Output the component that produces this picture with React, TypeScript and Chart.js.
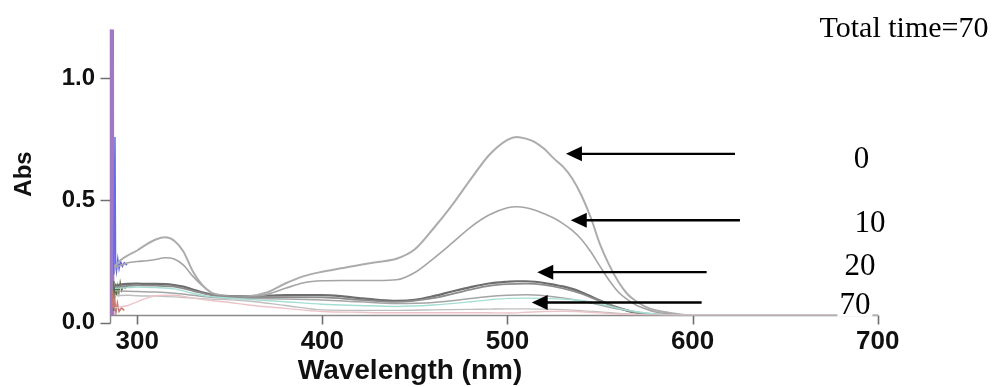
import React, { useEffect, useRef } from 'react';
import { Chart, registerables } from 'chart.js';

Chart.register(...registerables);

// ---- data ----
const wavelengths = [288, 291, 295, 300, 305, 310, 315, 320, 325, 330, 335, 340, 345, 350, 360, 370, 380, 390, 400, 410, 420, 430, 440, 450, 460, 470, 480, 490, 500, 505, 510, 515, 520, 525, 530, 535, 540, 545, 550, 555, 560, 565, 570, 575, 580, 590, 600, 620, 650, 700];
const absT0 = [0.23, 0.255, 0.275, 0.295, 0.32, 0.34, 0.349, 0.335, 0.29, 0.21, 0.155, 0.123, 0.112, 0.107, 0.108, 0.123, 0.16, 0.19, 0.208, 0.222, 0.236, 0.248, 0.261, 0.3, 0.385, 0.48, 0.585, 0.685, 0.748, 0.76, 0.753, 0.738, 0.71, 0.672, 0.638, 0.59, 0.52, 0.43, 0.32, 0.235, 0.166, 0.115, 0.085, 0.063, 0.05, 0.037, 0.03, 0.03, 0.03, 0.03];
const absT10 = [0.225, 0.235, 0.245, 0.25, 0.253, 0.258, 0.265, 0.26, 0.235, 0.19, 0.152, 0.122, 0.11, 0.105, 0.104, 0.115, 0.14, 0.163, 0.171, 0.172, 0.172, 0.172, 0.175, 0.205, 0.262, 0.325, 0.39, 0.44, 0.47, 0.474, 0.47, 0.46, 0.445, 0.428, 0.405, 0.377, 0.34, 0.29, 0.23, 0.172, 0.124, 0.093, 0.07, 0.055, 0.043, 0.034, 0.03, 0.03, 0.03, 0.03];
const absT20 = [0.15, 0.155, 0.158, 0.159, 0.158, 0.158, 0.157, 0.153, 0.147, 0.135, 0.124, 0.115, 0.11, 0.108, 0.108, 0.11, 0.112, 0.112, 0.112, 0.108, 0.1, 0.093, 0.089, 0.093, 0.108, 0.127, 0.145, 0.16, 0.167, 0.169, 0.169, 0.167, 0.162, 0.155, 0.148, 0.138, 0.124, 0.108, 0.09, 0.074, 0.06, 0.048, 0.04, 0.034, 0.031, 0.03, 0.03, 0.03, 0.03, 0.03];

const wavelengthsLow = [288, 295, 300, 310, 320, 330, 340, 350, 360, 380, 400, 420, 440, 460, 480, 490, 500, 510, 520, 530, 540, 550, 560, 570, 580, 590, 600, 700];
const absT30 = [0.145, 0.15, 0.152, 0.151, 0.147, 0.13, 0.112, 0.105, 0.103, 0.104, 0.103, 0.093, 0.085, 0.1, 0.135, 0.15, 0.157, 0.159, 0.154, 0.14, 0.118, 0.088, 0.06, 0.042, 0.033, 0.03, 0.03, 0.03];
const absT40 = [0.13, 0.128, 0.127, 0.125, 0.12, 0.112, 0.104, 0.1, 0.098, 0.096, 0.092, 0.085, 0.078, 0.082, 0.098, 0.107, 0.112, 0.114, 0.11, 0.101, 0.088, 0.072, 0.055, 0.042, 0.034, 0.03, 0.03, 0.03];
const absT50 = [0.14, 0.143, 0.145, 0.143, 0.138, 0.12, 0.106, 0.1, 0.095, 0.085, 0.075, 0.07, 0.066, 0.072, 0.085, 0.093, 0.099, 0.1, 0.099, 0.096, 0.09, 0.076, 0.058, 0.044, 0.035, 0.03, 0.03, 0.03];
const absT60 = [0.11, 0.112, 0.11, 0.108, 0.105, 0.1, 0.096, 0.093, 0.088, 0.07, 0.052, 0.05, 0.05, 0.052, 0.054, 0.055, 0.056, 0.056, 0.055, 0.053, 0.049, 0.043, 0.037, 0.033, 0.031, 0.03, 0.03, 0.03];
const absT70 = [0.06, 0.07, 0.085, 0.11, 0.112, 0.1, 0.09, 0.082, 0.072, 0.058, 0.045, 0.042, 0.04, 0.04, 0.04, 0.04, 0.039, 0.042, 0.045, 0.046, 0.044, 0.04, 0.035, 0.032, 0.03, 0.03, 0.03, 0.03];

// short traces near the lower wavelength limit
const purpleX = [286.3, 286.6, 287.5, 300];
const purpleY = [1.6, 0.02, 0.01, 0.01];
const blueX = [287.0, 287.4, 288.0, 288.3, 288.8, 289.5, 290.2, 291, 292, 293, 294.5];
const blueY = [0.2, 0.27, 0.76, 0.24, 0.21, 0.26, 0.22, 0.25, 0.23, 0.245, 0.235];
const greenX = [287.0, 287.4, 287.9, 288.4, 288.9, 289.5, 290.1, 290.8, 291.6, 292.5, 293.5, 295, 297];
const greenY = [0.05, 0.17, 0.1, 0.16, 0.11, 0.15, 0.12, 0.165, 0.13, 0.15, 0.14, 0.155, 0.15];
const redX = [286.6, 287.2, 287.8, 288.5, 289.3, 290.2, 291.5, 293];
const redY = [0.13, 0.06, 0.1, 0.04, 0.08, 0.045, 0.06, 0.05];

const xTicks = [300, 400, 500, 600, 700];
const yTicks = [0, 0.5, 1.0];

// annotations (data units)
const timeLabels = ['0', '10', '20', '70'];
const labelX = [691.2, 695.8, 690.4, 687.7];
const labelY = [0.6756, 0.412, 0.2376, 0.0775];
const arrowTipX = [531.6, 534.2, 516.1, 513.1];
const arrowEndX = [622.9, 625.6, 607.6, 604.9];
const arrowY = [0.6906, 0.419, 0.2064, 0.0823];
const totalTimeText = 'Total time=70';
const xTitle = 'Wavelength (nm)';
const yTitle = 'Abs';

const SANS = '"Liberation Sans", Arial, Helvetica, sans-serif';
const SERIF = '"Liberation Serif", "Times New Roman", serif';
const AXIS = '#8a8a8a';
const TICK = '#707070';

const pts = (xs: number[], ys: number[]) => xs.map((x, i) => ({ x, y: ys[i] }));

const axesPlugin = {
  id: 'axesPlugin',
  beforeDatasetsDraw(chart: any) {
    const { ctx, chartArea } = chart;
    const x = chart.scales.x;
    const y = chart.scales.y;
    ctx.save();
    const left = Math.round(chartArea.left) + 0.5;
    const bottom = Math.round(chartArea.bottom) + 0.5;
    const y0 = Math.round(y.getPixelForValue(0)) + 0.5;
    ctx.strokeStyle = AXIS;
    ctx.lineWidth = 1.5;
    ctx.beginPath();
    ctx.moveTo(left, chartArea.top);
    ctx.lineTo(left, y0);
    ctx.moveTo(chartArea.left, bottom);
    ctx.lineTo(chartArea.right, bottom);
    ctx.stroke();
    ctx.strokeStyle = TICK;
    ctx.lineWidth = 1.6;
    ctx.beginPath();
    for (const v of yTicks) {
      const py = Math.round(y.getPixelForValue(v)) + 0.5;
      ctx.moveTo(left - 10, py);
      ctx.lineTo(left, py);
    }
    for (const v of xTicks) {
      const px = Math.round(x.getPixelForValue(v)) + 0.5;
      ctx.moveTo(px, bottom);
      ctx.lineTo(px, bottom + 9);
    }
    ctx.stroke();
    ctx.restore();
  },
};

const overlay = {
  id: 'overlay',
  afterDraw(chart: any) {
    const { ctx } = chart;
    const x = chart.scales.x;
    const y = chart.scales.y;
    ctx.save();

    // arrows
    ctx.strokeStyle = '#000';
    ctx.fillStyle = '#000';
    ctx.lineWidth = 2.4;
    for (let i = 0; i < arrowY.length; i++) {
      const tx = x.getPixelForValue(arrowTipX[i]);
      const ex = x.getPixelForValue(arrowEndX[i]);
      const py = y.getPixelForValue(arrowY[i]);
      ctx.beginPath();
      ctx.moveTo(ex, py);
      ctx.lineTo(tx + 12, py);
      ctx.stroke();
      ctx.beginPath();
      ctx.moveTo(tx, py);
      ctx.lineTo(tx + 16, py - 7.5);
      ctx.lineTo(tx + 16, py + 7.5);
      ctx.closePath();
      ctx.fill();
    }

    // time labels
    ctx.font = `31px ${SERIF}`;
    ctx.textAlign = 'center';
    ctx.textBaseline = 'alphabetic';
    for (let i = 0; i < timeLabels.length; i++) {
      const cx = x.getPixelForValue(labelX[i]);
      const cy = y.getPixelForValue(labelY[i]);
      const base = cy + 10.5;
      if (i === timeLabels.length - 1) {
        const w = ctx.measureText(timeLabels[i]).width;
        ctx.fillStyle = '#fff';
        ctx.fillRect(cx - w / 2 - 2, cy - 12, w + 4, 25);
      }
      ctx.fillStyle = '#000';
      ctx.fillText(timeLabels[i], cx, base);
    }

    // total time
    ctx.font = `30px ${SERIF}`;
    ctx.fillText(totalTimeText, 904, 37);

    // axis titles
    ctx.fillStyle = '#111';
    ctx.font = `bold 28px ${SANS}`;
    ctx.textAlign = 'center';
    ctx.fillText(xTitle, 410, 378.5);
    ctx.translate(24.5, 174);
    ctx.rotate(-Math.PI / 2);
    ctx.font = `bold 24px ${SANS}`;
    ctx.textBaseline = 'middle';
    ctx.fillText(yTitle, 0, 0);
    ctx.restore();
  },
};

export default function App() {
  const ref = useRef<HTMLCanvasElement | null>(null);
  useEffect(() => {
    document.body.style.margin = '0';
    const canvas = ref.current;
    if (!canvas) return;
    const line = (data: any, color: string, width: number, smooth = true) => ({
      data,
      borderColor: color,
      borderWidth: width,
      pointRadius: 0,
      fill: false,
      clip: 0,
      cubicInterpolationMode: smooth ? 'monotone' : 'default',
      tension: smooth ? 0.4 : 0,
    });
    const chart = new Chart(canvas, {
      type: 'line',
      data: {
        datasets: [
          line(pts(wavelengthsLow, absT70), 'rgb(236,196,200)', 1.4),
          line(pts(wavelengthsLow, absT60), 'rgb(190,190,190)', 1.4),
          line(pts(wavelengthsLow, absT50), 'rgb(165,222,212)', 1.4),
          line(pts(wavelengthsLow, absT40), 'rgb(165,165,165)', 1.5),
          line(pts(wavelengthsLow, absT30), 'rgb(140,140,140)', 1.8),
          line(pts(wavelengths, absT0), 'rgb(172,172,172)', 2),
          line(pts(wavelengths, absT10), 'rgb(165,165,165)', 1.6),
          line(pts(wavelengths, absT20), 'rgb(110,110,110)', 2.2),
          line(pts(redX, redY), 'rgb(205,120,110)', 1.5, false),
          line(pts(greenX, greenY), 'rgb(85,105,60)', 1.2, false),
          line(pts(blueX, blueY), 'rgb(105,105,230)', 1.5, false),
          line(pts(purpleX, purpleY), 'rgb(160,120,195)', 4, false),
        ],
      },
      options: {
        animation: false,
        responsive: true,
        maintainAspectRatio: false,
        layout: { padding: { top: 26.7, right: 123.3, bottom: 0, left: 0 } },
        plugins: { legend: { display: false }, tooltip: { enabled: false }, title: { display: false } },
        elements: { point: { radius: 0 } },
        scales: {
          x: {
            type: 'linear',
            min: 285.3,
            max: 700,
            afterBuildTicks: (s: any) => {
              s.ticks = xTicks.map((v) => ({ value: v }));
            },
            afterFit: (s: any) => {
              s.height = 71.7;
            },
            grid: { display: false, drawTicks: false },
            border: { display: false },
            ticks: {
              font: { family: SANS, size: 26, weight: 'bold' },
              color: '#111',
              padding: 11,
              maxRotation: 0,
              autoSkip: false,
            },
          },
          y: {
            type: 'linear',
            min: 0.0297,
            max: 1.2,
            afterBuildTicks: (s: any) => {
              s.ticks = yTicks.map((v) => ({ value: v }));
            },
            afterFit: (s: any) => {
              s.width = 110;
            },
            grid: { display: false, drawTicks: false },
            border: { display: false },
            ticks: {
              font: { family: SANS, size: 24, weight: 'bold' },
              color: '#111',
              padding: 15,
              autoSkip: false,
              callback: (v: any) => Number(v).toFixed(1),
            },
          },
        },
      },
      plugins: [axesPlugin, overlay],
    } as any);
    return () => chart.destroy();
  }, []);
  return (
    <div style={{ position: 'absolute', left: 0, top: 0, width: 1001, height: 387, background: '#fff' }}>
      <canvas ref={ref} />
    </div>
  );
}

● ● ● ● ● ● ●

→ PROBLEM:
Look at the listing and set down only the lines from its start through the line with "Chart.register(...registerables);", word for word and without pictures.

→ RESULT FOR THIS EXERCISE:
Output the component that produces this picture with React, TypeScript and Chart.js.
import React, { useEffect, useRef } from 'react';
import { Chart, registerables } from 'chart.js';

Chart.register(...registerables);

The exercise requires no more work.